Imagine the song “Silent Night.” Like many Christmas songs, it has been arranged in many different ways, and played by many different groups and performing artists. Think of it being played instrumentally, by an orchestra. You’ve probably heard it that way. Now, imagine how it sounds sung by a full choir, with no instruments at all. It’s the same song. The same music is being conveyed, and yet, it sounds very different. Now, hear a twangy, country-western singer singing Silent Night, maybe featuring a pedal-steel. Next, try to imagine someone singing it as a kind of operatic solo. Picture it done to swing-rhythm. Now imagine it as “muzak” or “elevator music,” played at the mall. Think of a rendition of the song by a 1940’s “big band.” Hear it done by Reggae artists.

All of these are the same song, conveying the same “musical message.” And yet each style and performance conveys that same “musical message” in a very different way. We can appreciate some of those ways better than others, but it all goes back to the same composer, the same basic set of notes, the same lyrics.

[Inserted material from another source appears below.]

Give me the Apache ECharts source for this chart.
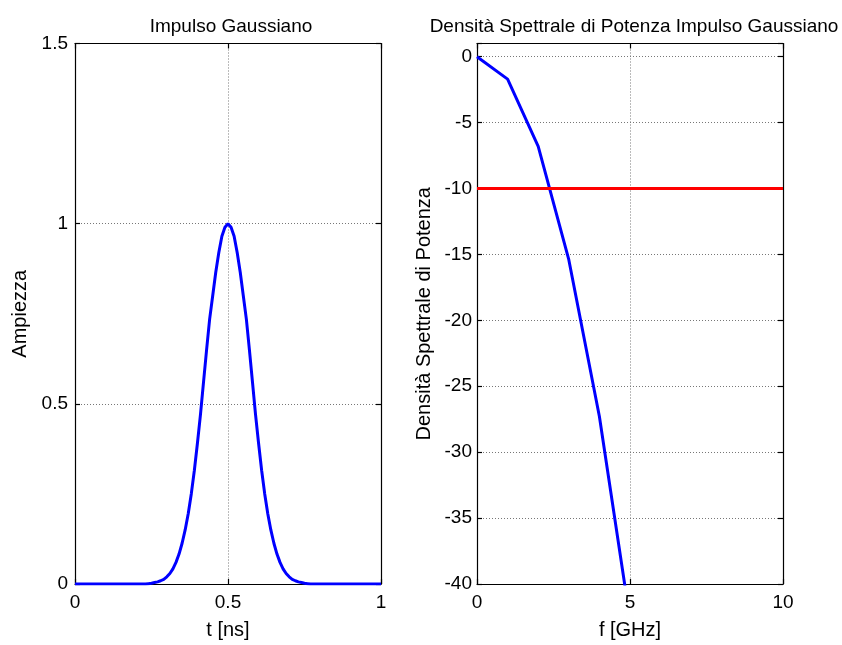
<!DOCTYPE html>
<html>
<head>
<meta charset="utf-8">
<script src="https://cdn.jsdelivr.net/npm/echarts@6/dist/echarts.min.js"></script>
<style>
html, body { margin: 0; padding: 0; background: #fff; }
#chart { width: 842px; height: 645px; }
</style>
</head>
<body>
<div id="chart"></div>
<script>
// impulso gaussiano, campioni
var tNs = [0, 0.10, 0.20, 0.21, 0.22, 0.23, 0.24, 0.25, 0.26, 0.27, 0.28, 0.29,
  0.30, 0.31, 0.32, 0.33, 0.34, 0.35, 0.36, 0.37, 0.38, 0.39,
  0.40, 0.41, 0.42, 0.43, 0.44, 0.45, 0.46, 0.47, 0.48, 0.49,
  0.50, 0.51, 0.52, 0.53, 0.54, 0.55, 0.56, 0.57, 0.58, 0.59,
  0.60, 0.61, 0.62, 0.63, 0.64, 0.65, 0.66, 0.67, 0.68, 0.69,
  0.70, 0.71, 0.72, 0.73, 0.74, 0.75, 0.76, 0.77, 0.78, 0.79,
  0.80, 0.90, 1.00];
var ampiezza = [0, 0, 0, 0, 0, 0, 0.001, 0.002, 0.004, 0.006, 0.009, 0.013,
  0.02, 0.029, 0.042, 0.06, 0.083, 0.113, 0.15, 0.195, 0.25, 0.315,
  0.39, 0.47, 0.56, 0.65, 0.735, 0.80, 0.865, 0.92, 0.965, 0.99,
  1, 0.99, 0.965, 0.92, 0.865, 0.80, 0.735, 0.65, 0.56, 0.47,
  0.39, 0.315, 0.25, 0.195, 0.15, 0.113, 0.083, 0.06, 0.042, 0.029,
  0.02, 0.013, 0.009, 0.006, 0.004, 0.002, 0.001, 0, 0, 0,
  0, 0, 0];

// densita spettrale di potenza [dB]
var fGHz = [0, 1, 2, 3, 4, 5];
var psdDb = [0, -1.7, -6.8, -15.4, -27.3, -42.7];
var soglia = -10;
var sogliaF = [0, 10];

var FONT = 'Liberation Sans, Arial, sans-serif';

function pairs(xs, ys) {
  var out = [];
  for (var i = 0; i < xs.length; i++) out.push([xs[i], ys[i]]);
  return out;
}

var axisLine = { show: true, onZero: false, lineStyle: { color: '#000', width: 1.2 } };
var axisTick = { show: true, inside: true, length: 5, lineStyle: { color: '#000', width: 1.2 } };
var gridLine = { show: true, lineStyle: { color: '#777', type: [1, 2], width: 1 } };
var lbl = { color: '#000', fontFamily: FONT, fontSize: 19 };
var nameStyle = { color: '#000', fontFamily: FONT, fontSize: 20 };

function mainX(grid, min, max, interval, name) {
  return {
    type: 'value', gridIndex: grid, min: min, max: max, interval: interval,
    position: 'bottom', axisLine: axisLine, axisTick: axisTick, splitLine: gridLine,
    axisLabel: Object.assign({ margin: 9 }, lbl),
    name: name, nameLocation: 'middle', nameGap: 36, nameTextStyle: nameStyle
  };
}
function boxX(grid, min, max, interval) {
  return {
    type: 'value', gridIndex: grid, min: min, max: max, interval: interval,
    position: 'top', axisLine: axisLine, axisTick: axisTick,
    axisLabel: { show: false }, splitLine: { show: false }
  };
}
function mainY(grid, min, max, interval, name, gap, margin) {
  return {
    type: 'value', gridIndex: grid, min: min, max: max, interval: interval,
    position: 'left', axisLine: axisLine, axisTick: axisTick, splitLine: gridLine,
    axisLabel: Object.assign({
      margin: margin,
      formatter: function (v) { return (Math.abs(v / interval - Math.round(v / interval)) < 1e-6) ? String(v) : ''; }
    }, lbl),
    name: name, nameLocation: 'middle', nameGap: gap, nameTextStyle: nameStyle
  };
}
function boxY(grid, min, max, interval) {
  return {
    type: 'value', gridIndex: grid, min: min, max: max, interval: interval,
    position: 'right', axisLine: axisLine, axisTick: axisTick,
    axisLabel: { show: false }, splitLine: { show: false }
  };
}

var myChart = echarts.init(document.getElementById('chart'), null, { renderer: 'canvas' });
var option = {
  backgroundColor: '#fff',
  animation: false,
  title: [
    { text: 'Impulso Gaussiano', left: 226, top: 12, textAlign: 'center',
      textStyle: { color: '#000', fontFamily: FONT, fontSize: 19, fontWeight: 'normal' } },
    { text: 'Densità Spettrale di Potenza Impulso Gaussiano', left: 629, top: 12, textAlign: 'center',
      textStyle: { color: '#000', fontFamily: FONT, fontSize: 19, fontWeight: 'normal' } }
  ],
  grid: [
    { left: 75, right: 461, top: 43.5, bottom: 54 },
    { left: 477, right: 59, top: 43.5, bottom: 54 }
  ],
  xAxis: [
    mainX(0, 0, 1, 0.5, 't [ns]'),
    boxX(0, 0, 1, 0.5),
    mainX(1, 0, 10, 5, 'f [GHz]'),
    boxX(1, 0, 10, 5)
  ],
  yAxis: [
    mainY(0, 0, 1.5, 0.5, 'Ampiezza', 45, 7),
    boxY(0, 0, 1.5, 0.5),
    mainY(1, -40, 1, 5, 'Densità Spettrale di Potenza', 43, 5),
    boxY(1, -40, 1, 5)
  ],
  series: [
    {
      type: 'line', xAxisIndex: 0, yAxisIndex: 0, data: pairs(tNs, ampiezza),
      showSymbol: false, smooth: false, lineStyle: { color: '#0000ff', width: 3 }
    },
    {
      type: 'line', xAxisIndex: 2, yAxisIndex: 2, data: pairs(fGHz, psdDb),
      showSymbol: false, lineStyle: { color: '#0000ff', width: 3 }
    },
    {
      type: 'line', xAxisIndex: 2, yAxisIndex: 2,
      data: pairs(sogliaF, [soglia, soglia]),
      showSymbol: false, lineStyle: { color: '#ff0000', width: 3 }
    }
  ]
};
myChart.setOption(option);
</script>
</body>
</html>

This is kind of how the Bible is. Sometimes, God conveyed his message about Jesus through the life of an old man, or a young princess. Sometimes, he sent it through laws that helped people at that time understand him better. At other times, God’s message came through prophets, or teachers, or letter writers, kings, or musicians. Sometimes, it is hard to recognize as the same message, because three-thousand year-old laws require more work to understand than clearly written letters from more than a thousand years later. But the messages about God, human beings and relationships are consistent throughout the Bible. As with Silent Night, though the “performances” are widely varied, the basic underlying message is the same. Different musicians may play the music, different instruments may create it, but at the same time, the music is, and always was, the product of the original composer.

Take joy and delight in reading the Bible and finding Jesus everywhere!